Up to date, there has been no evidence showing that the plant-derived ingredients are actually any better in terms of their efficacy than conventional animal-sourced ingredients. However, the biggest difference is the impact of a vegan skincare for our Mother Earth and their ripple effect on the drive for change of the beauty industry. It helps promote kindness toward animals and our Earth. The beauty industry has always been driven by the demand, and our collective purchase decision will definitely shape the beauty industry to create a better ecosystem. In the end, it is more about an ethical purchase decision.On top of being a vegan skincare product, it is best to make sure that they are also not tested on animals. It’s like catching two birds with one stone, right?

How can you tell if it is vegan and how to shop for vegan skincare? 
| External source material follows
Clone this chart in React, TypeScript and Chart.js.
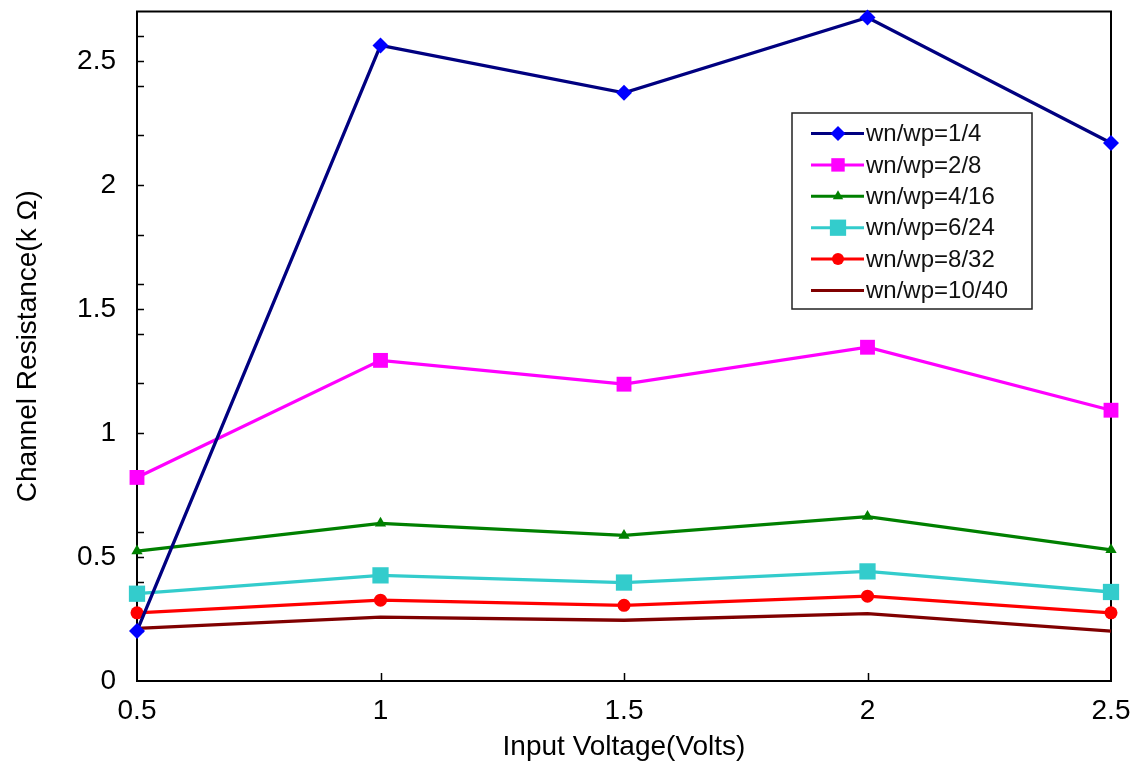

 In general, there is no one specific guideline or certifying organization that can labelled and assure if a brand/product is vegan. One way, is to check the brand on the PETA “beauty without bunnies program”. It listed some vegan companies that are not only vegan but also do not test on animals. It comes with a logo that are not uncommon to be printed on the label.
 It listed over 1900 brands that are updated twice every year. However, there is no clear audits or re-accreditation required once the label has been approved. It doesn’t really guarantee if a brand doesn’t change their raw ingredients suppliers once the products are re-formulated. Another way to check is through the Choose Cruelty Free (CCF) which is an independent, non-profit organization that has listed over 250 brands with a stricter standard compared to PETA. Their downside is that has such a small database of brands that get accredited. You can also check with the 'Vegan Society' to evaluate and create a vegan skincare routine. Vegan Society is founded in 1944 which is a registered educational charity that provides information and guidance on various aspects of veganism. And for the first time in Korea, lines of products from the brand Dear, Klairs (curated on Wishtrend) has been registered under the 'vegan society'. 
 Your safest bet is to actually look at the brand claim and ingredients list. If there are any questionable ingredients such as squalene, lanolin or others that you need to confirm on how it is sourced, feel free to contact the brand and reconfirm about their raw ingredients sourcing information and data. 

How to: 

  1. 1) Look for “vegan” label on the brand / product
  2. 2) Look at their ingredients list 
  3. 3) If there are any questionable ingredients, list them
  4. 4) Ask brands representative on where the specific ingredients were sourced from
  1. Endless choices of vegan skincare 

    Vegan skincare doesn’t mean it has to be much more expensive or less inclusive. There are more and more brands that add a vegan skincare product on their line at an affordable price point. Be sure to choose your skincare product wisely!